Exercise material:
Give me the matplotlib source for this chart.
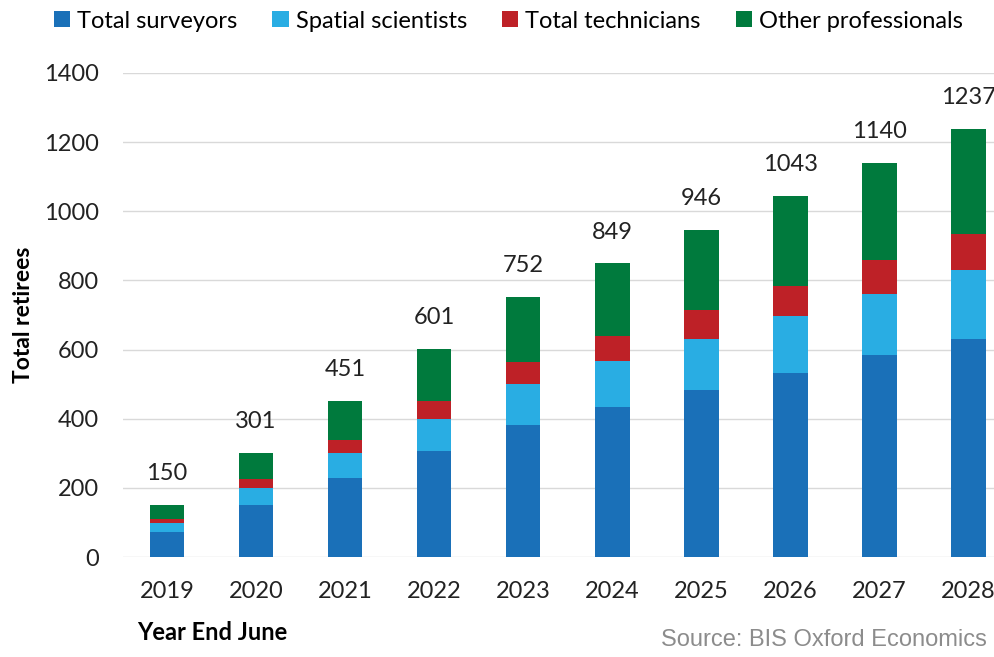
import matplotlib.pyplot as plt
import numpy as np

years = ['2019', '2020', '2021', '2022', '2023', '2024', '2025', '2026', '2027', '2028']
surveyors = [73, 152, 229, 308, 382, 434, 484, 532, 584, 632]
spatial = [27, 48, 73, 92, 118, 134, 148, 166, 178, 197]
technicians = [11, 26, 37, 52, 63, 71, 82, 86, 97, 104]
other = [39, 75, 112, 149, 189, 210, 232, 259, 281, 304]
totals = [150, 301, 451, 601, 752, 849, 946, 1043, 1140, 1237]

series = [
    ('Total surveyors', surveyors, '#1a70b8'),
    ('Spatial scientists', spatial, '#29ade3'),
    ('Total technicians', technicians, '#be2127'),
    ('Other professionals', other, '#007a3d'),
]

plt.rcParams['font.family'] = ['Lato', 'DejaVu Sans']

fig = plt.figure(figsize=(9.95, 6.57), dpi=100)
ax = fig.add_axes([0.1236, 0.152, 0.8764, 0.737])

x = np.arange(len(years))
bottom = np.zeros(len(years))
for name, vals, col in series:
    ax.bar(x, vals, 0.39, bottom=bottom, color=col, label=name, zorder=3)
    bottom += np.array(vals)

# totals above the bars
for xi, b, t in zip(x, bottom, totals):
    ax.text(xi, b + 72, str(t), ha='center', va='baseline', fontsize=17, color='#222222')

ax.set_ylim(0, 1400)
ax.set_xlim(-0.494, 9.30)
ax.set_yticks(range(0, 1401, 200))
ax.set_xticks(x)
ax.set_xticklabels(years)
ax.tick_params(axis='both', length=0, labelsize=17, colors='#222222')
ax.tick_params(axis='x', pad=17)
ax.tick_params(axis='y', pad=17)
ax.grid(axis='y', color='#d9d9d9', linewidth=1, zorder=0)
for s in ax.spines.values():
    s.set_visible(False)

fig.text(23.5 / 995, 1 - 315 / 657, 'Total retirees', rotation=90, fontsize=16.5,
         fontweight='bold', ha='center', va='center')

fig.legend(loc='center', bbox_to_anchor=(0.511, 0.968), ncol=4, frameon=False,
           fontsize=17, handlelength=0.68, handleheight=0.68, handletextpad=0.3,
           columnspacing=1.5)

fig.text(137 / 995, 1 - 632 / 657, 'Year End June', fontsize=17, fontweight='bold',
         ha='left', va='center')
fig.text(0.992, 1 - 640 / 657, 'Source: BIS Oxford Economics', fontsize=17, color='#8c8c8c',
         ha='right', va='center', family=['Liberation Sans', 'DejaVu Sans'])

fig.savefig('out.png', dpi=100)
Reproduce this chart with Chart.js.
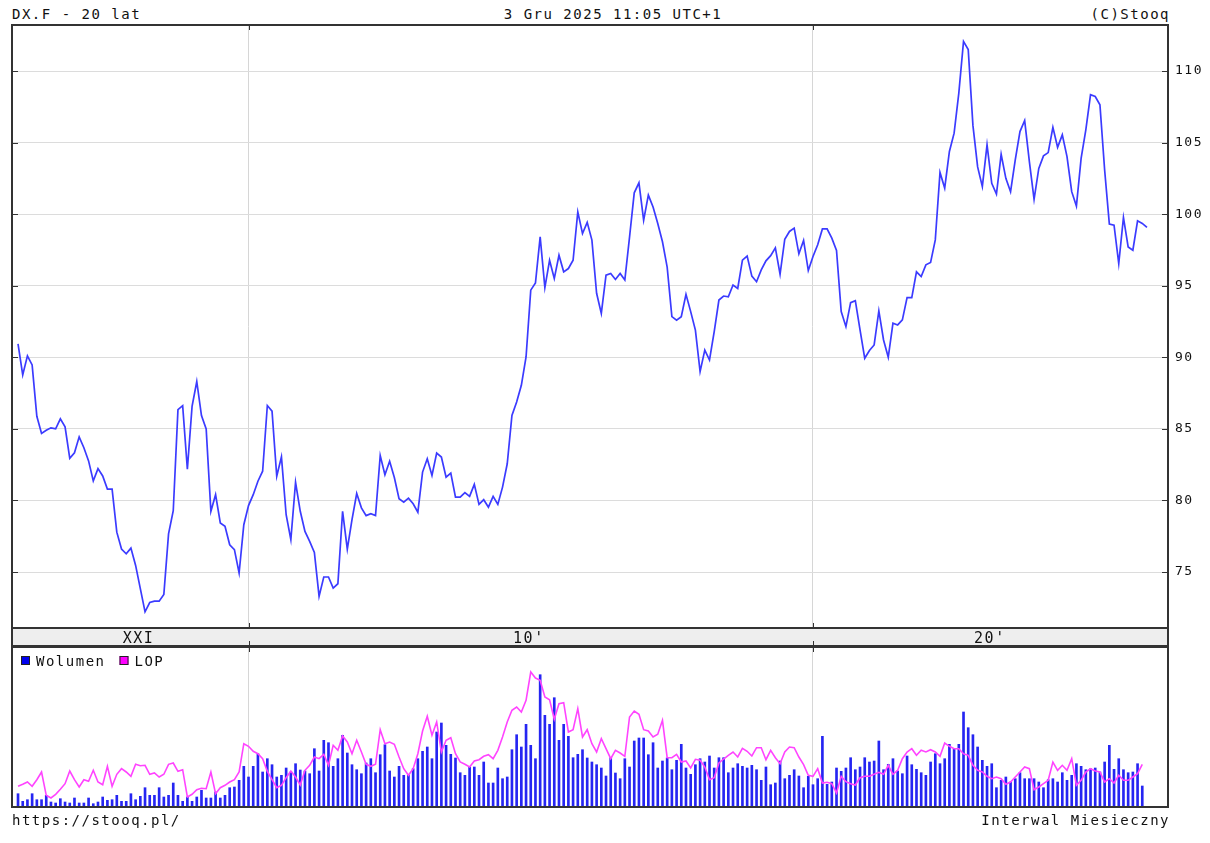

Exercise instructions:
Copy all the data exactly as written, but skip any picture.

Correct answer:
Give me the matplotlib source for this chart.
import matplotlib.pyplot as plt
import numpy as np

years = ['2019', '2020', '2021', '2022', '2023', '2024', '2025', '2026', '2027', '2028']
surveyors = [73, 152, 229, 308, 382, 434, 484, 532, 584, 632]
spatial = [27, 48, 73, 92, 118, 134, 148, 166, 178, 197]
technicians = [11, 26, 37, 52, 63, 71, 82, 86, 97, 104]
other = [39, 75, 112, 149, 189, 210, 232, 259, 281, 304]
totals = [150, 301, 451, 601, 752, 849, 946, 1043, 1140, 1237]

series = [
    ('Total surveyors', surveyors, '#1a70b8'),
    ('Spatial scientists', spatial, '#29ade3'),
    ('Total technicians', technicians, '#be2127'),
    ('Other professionals', other, '#007a3d'),
]

plt.rcParams['font.family'] = ['Lato', 'DejaVu Sans']

fig = plt.figure(figsize=(9.95, 6.57), dpi=100)
ax = fig.add_axes([0.1236, 0.152, 0.8764, 0.737])

x = np.arange(len(years))
bottom = np.zeros(len(years))
for name, vals, col in series:
    ax.bar(x, vals, 0.39, bottom=bottom, color=col, label=name, zorder=3)
    bottom += np.array(vals)

# totals above the bars
for xi, b, t in zip(x, bottom, totals):
    ax.text(xi, b + 72, str(t), ha='center', va='baseline', fontsize=17, color='#222222')

ax.set_ylim(0, 1400)
ax.set_xlim(-0.494, 9.30)
ax.set_yticks(range(0, 1401, 200))
ax.set_xticks(x)
ax.set_xticklabels(years)
ax.tick_params(axis='both', length=0, labelsize=17, colors='#222222')
ax.tick_params(axis='x', pad=17)
ax.tick_params(axis='y', pad=17)
ax.grid(axis='y', color='#d9d9d9', linewidth=1, zorder=0)
for s in ax.spines.values():
    s.set_visible(False)

fig.text(23.5 / 995, 1 - 315 / 657, 'Total retirees', rotation=90, fontsize=16.5,
         fontweight='bold', ha='center', va='center')

fig.legend(loc='center', bbox_to_anchor=(0.511, 0.968), ncol=4, frameon=False,
           fontsize=17, handlelength=0.68, handleheight=0.68, handletextpad=0.3,
           columnspacing=1.5)

fig.text(137 / 995, 1 - 632 / 657, 'Year End June', fontsize=17, fontweight='bold',
         ha='left', va='center')
fig.text(0.992, 1 - 640 / 657, 'Source: BIS Oxford Economics', fontsize=17, color='#8c8c8c',
         ha='right', va='center', family=['Liberation Sans', 'DejaVu Sans'])

fig.savefig('out.png', dpi=100)
Reproduce this chart with Chart.js.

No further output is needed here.